BEGIN SUPPLIED DATA
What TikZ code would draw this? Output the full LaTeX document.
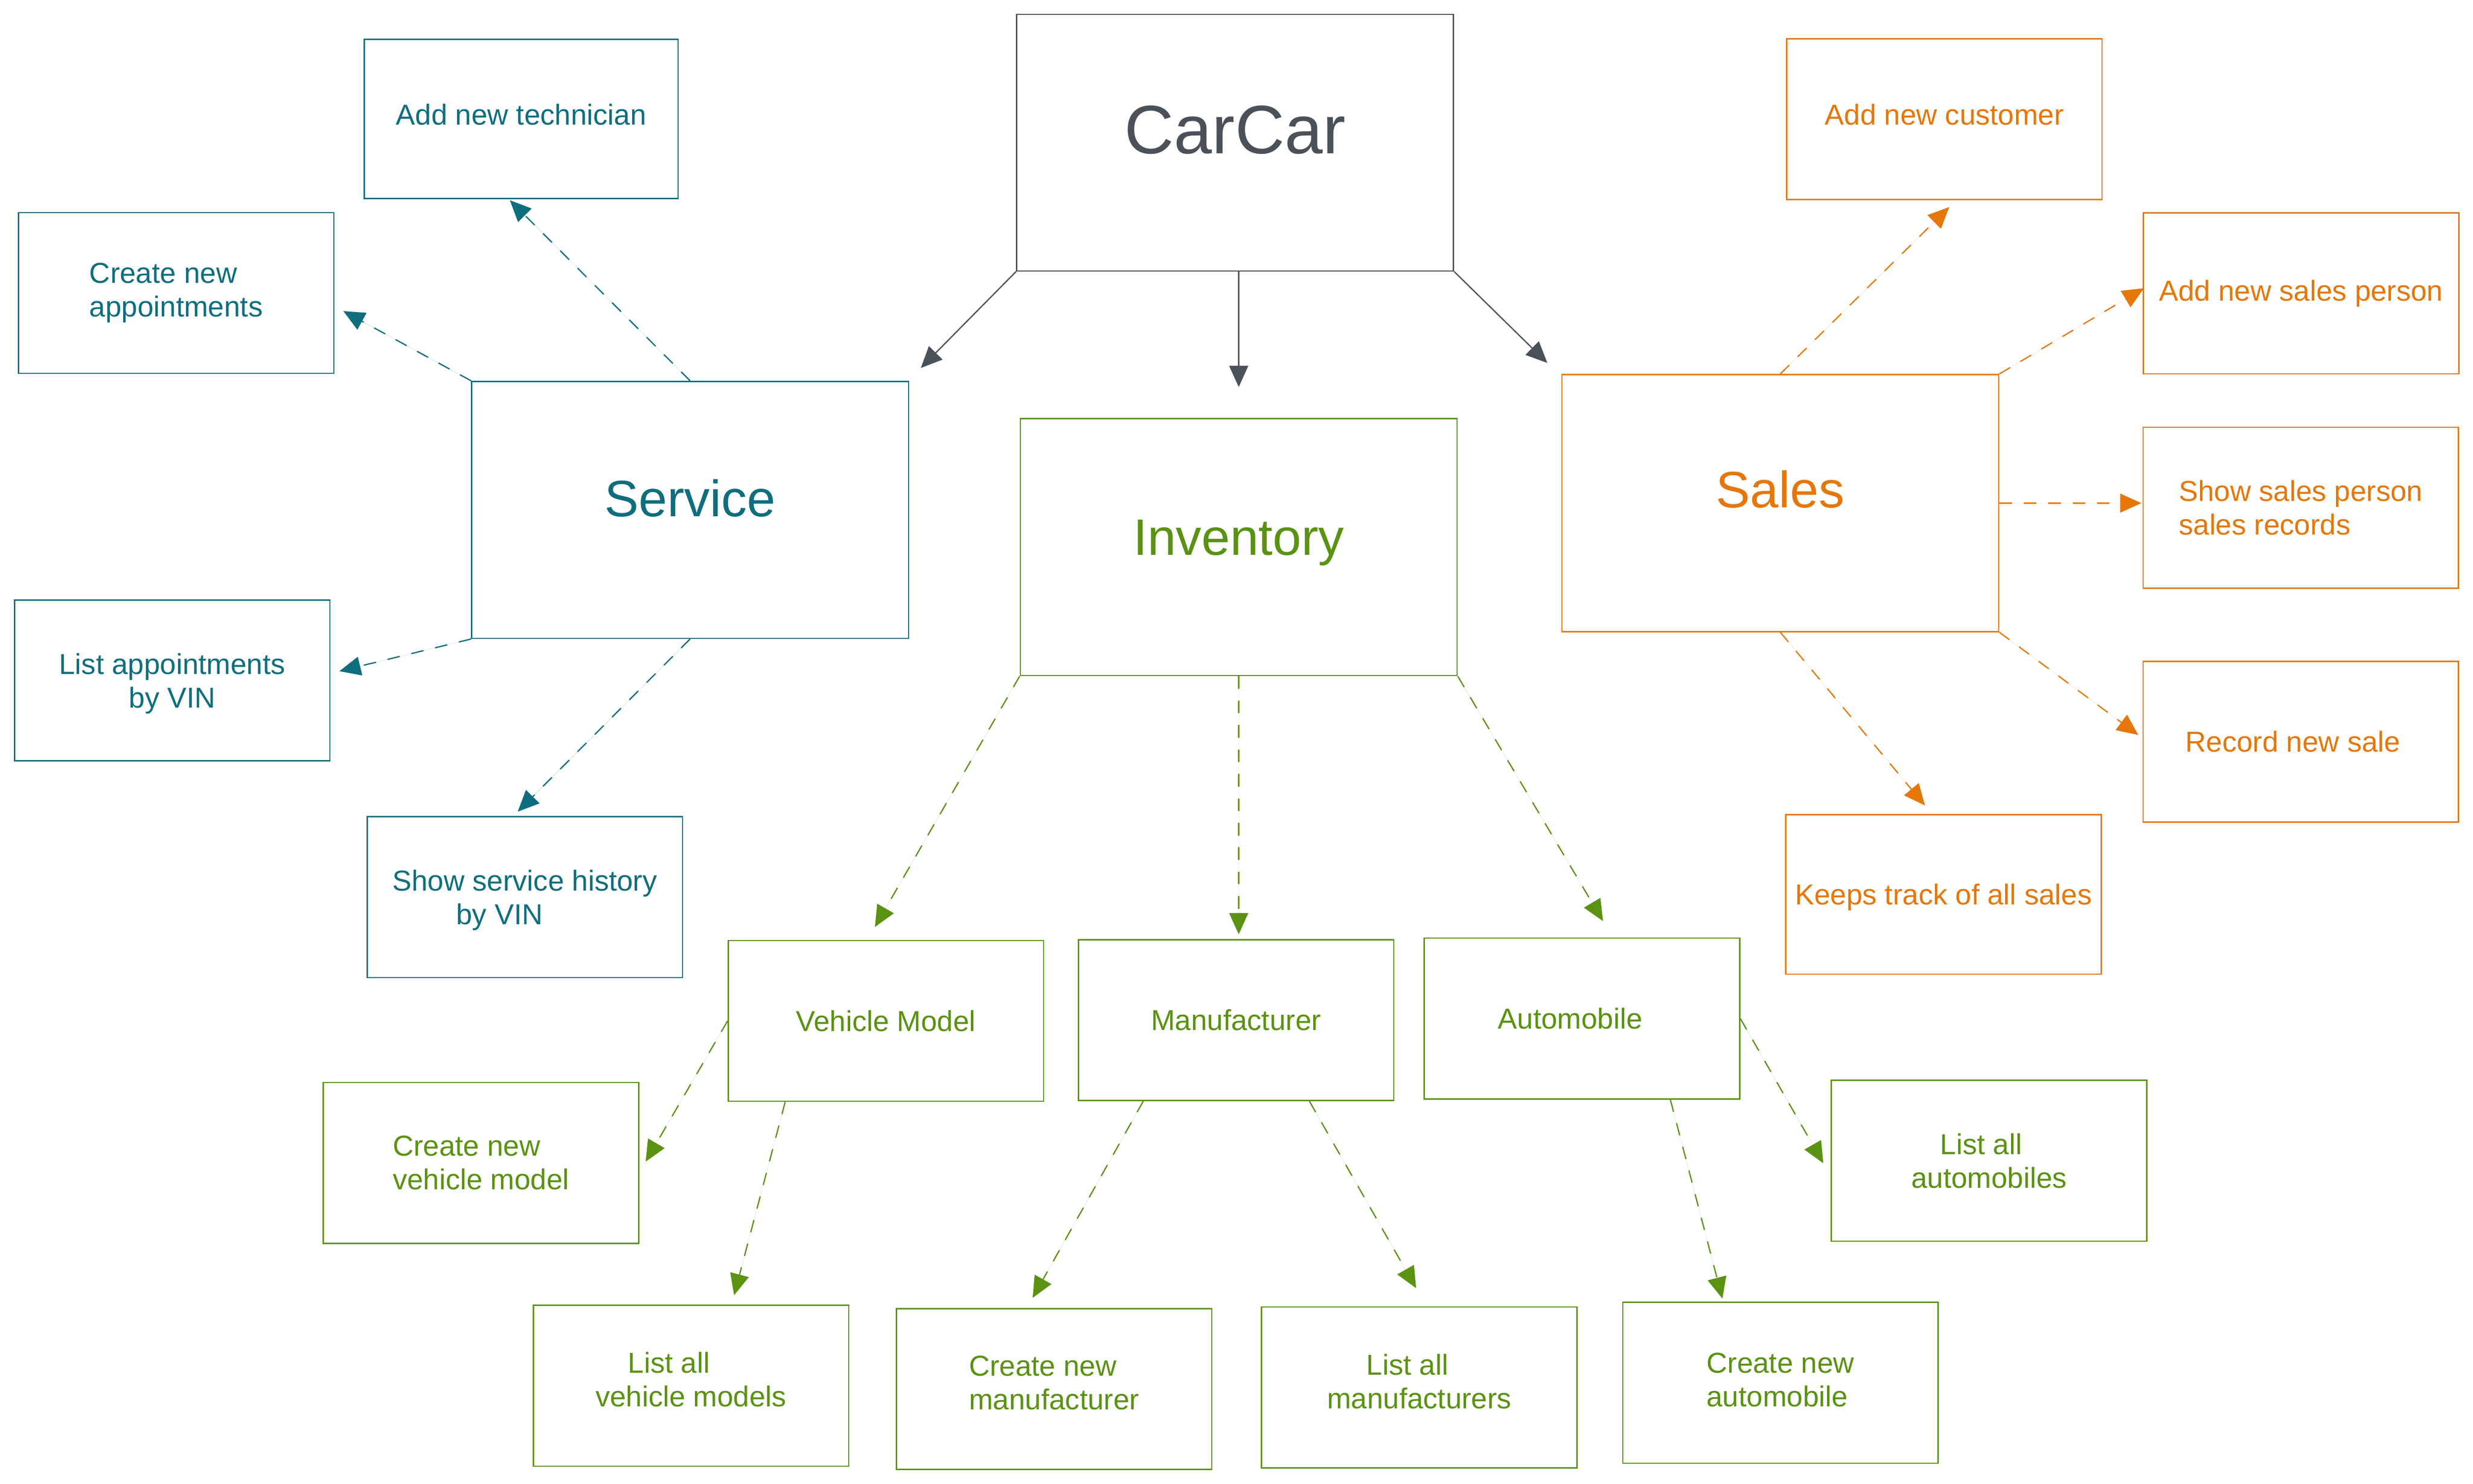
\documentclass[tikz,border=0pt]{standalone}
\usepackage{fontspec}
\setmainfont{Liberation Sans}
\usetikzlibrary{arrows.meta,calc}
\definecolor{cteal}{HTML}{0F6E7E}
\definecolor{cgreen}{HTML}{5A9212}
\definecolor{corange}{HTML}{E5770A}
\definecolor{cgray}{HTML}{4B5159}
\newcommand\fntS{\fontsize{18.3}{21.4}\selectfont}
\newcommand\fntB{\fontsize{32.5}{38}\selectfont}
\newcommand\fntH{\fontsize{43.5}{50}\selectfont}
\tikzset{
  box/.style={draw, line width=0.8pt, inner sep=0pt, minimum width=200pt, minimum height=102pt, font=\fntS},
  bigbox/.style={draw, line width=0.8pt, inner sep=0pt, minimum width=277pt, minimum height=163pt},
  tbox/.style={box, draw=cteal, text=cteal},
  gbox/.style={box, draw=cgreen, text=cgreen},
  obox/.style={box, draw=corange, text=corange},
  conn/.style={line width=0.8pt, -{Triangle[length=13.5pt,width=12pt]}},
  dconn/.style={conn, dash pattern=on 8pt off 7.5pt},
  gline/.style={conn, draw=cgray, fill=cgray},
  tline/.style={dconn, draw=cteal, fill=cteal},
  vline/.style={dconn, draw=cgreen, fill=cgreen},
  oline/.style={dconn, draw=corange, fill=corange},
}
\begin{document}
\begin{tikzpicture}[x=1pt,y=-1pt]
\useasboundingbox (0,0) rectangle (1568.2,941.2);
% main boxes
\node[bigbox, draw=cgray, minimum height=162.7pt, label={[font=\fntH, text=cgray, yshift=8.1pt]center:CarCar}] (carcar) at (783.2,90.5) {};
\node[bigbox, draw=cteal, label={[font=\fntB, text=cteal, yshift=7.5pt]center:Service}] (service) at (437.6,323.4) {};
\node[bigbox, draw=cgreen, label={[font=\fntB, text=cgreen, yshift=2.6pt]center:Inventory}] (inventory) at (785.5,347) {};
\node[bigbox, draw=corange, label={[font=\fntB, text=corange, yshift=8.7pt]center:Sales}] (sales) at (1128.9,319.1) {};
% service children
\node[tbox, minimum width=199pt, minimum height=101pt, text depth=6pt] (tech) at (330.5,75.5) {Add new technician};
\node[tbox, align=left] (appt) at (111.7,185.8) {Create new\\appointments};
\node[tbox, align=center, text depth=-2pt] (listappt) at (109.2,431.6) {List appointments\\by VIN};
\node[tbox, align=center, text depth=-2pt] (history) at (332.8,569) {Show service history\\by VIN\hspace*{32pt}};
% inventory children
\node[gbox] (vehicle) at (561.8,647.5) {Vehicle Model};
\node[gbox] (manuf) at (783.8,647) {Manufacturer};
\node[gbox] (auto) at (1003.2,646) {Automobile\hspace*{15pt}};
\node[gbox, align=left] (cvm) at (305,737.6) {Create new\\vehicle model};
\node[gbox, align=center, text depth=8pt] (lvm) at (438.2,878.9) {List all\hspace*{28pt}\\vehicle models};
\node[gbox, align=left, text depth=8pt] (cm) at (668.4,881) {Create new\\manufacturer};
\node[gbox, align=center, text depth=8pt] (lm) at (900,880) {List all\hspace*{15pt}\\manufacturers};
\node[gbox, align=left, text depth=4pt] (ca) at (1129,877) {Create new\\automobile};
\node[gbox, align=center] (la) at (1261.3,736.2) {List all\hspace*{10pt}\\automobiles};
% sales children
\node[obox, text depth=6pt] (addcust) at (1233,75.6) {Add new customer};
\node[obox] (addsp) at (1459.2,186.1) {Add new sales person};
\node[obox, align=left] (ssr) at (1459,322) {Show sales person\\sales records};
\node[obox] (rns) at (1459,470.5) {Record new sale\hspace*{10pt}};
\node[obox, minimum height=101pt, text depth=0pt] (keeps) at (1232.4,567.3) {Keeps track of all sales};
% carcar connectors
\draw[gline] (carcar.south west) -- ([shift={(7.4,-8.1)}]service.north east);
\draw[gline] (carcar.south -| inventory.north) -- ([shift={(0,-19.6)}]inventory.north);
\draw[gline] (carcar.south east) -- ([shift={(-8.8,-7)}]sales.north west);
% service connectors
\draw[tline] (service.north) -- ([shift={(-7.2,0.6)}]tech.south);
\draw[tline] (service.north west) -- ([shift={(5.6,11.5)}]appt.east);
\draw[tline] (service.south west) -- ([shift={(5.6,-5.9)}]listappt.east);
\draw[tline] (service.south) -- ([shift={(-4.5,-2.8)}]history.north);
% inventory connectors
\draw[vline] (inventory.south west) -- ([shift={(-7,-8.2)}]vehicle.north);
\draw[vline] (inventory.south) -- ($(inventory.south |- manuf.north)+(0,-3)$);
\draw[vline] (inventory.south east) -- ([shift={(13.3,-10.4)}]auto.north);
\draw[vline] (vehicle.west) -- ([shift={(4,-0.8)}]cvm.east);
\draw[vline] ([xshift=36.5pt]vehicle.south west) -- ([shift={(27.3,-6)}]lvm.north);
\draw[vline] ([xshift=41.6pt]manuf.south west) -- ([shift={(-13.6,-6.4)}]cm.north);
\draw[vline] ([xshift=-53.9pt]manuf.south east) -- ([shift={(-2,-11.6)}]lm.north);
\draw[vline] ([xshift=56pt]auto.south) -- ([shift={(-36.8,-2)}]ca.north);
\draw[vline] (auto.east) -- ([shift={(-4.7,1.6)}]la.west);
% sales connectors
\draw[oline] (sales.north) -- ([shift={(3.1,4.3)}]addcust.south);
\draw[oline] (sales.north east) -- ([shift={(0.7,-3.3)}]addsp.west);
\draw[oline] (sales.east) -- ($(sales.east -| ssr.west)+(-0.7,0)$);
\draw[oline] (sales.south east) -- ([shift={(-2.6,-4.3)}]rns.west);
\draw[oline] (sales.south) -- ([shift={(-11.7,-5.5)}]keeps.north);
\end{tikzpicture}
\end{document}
END SUPPLIED DATA
> _GIVEN TASK_
Write out the whole listing again, exactly, with no pictures.

> _SOLUTION FOR THIS TASK_
What TikZ code would draw this? Output the full LaTeX document.
\documentclass[tikz,border=0pt]{standalone}
\usepackage{fontspec}
\setmainfont{Liberation Sans}
\usetikzlibrary{arrows.meta,calc}
\definecolor{cteal}{HTML}{0F6E7E}
\definecolor{cgreen}{HTML}{5A9212}
\definecolor{corange}{HTML}{E5770A}
\definecolor{cgray}{HTML}{4B5159}
\newcommand\fntS{\fontsize{18.3}{21.4}\selectfont}
\newcommand\fntB{\fontsize{32.5}{38}\selectfont}
\newcommand\fntH{\fontsize{43.5}{50}\selectfont}
\tikzset{
  box/.style={draw, line width=0.8pt, inner sep=0pt, minimum width=200pt, minimum height=102pt, font=\fntS},
  bigbox/.style={draw, line width=0.8pt, inner sep=0pt, minimum width=277pt, minimum height=163pt},
  tbox/.style={box, draw=cteal, text=cteal},
  gbox/.style={box, draw=cgreen, text=cgreen},
  obox/.style={box, draw=corange, text=corange},
  conn/.style={line width=0.8pt, -{Triangle[length=13.5pt,width=12pt]}},
  dconn/.style={conn, dash pattern=on 8pt off 7.5pt},
  gline/.style={conn, draw=cgray, fill=cgray},
  tline/.style={dconn, draw=cteal, fill=cteal},
  vline/.style={dconn, draw=cgreen, fill=cgreen},
  oline/.style={dconn, draw=corange, fill=corange},
}
\begin{document}
\begin{tikzpicture}[x=1pt,y=-1pt]
\useasboundingbox (0,0) rectangle (1568.2,941.2);
% main boxes
\node[bigbox, draw=cgray, minimum height=162.7pt, label={[font=\fntH, text=cgray, yshift=8.1pt]center:CarCar}] (carcar) at (783.2,90.5) {};
\node[bigbox, draw=cteal, label={[font=\fntB, text=cteal, yshift=7.5pt]center:Service}] (service) at (437.6,323.4) {};
\node[bigbox, draw=cgreen, label={[font=\fntB, text=cgreen, yshift=2.6pt]center:Inventory}] (inventory) at (785.5,347) {};
\node[bigbox, draw=corange, label={[font=\fntB, text=corange, yshift=8.7pt]center:Sales}] (sales) at (1128.9,319.1) {};
% service children
\node[tbox, minimum width=199pt, minimum height=101pt, text depth=6pt] (tech) at (330.5,75.5) {Add new technician};
\node[tbox, align=left] (appt) at (111.7,185.8) {Create new\\appointments};
\node[tbox, align=center, text depth=-2pt] (listappt) at (109.2,431.6) {List appointments\\by VIN};
\node[tbox, align=center, text depth=-2pt] (history) at (332.8,569) {Show service history\\by VIN\hspace*{32pt}};
% inventory children
\node[gbox] (vehicle) at (561.8,647.5) {Vehicle Model};
\node[gbox] (manuf) at (783.8,647) {Manufacturer};
\node[gbox] (auto) at (1003.2,646) {Automobile\hspace*{15pt}};
\node[gbox, align=left] (cvm) at (305,737.6) {Create new\\vehicle model};
\node[gbox, align=center, text depth=8pt] (lvm) at (438.2,878.9) {List all\hspace*{28pt}\\vehicle models};
\node[gbox, align=left, text depth=8pt] (cm) at (668.4,881) {Create new\\manufacturer};
\node[gbox, align=center, text depth=8pt] (lm) at (900,880) {List all\hspace*{15pt}\\manufacturers};
\node[gbox, align=left, text depth=4pt] (ca) at (1129,877) {Create new\\automobile};
\node[gbox, align=center] (la) at (1261.3,736.2) {List all\hspace*{10pt}\\automobiles};
% sales children
\node[obox, text depth=6pt] (addcust) at (1233,75.6) {Add new customer};
\node[obox] (addsp) at (1459.2,186.1) {Add new sales person};
\node[obox, align=left] (ssr) at (1459,322) {Show sales person\\sales records};
\node[obox] (rns) at (1459,470.5) {Record new sale\hspace*{10pt}};
\node[obox, minimum height=101pt, text depth=0pt] (keeps) at (1232.4,567.3) {Keeps track of all sales};
% carcar connectors
\draw[gline] (carcar.south west) -- ([shift={(7.4,-8.1)}]service.north east);
\draw[gline] (carcar.south -| inventory.north) -- ([shift={(0,-19.6)}]inventory.north);
\draw[gline] (carcar.south east) -- ([shift={(-8.8,-7)}]sales.north west);
% service connectors
\draw[tline] (service.north) -- ([shift={(-7.2,0.6)}]tech.south);
\draw[tline] (service.north west) -- ([shift={(5.6,11.5)}]appt.east);
\draw[tline] (service.south west) -- ([shift={(5.6,-5.9)}]listappt.east);
\draw[tline] (service.south) -- ([shift={(-4.5,-2.8)}]history.north);
% inventory connectors
\draw[vline] (inventory.south west) -- ([shift={(-7,-8.2)}]vehicle.north);
\draw[vline] (inventory.south) -- ($(inventory.south |- manuf.north)+(0,-3)$);
\draw[vline] (inventory.south east) -- ([shift={(13.3,-10.4)}]auto.north);
\draw[vline] (vehicle.west) -- ([shift={(4,-0.8)}]cvm.east);
\draw[vline] ([xshift=36.5pt]vehicle.south west) -- ([shift={(27.3,-6)}]lvm.north);
\draw[vline] ([xshift=41.6pt]manuf.south west) -- ([shift={(-13.6,-6.4)}]cm.north);
\draw[vline] ([xshift=-53.9pt]manuf.south east) -- ([shift={(-2,-11.6)}]lm.north);
\draw[vline] ([xshift=56pt]auto.south) -- ([shift={(-36.8,-2)}]ca.north);
\draw[vline] (auto.east) -- ([shift={(-4.7,1.6)}]la.west);
% sales connectors
\draw[oline] (sales.north) -- ([shift={(3.1,4.3)}]addcust.south);
\draw[oline] (sales.north east) -- ([shift={(0.7,-3.3)}]addsp.west);
\draw[oline] (sales.east) -- ($(sales.east -| ssr.west)+(-0.7,0)$);
\draw[oline] (sales.south east) -- ([shift={(-2.6,-4.3)}]rns.west);
\draw[oline] (sales.south) -- ([shift={(-11.7,-5.5)}]keeps.north);
\end{tikzpicture}
\end{document}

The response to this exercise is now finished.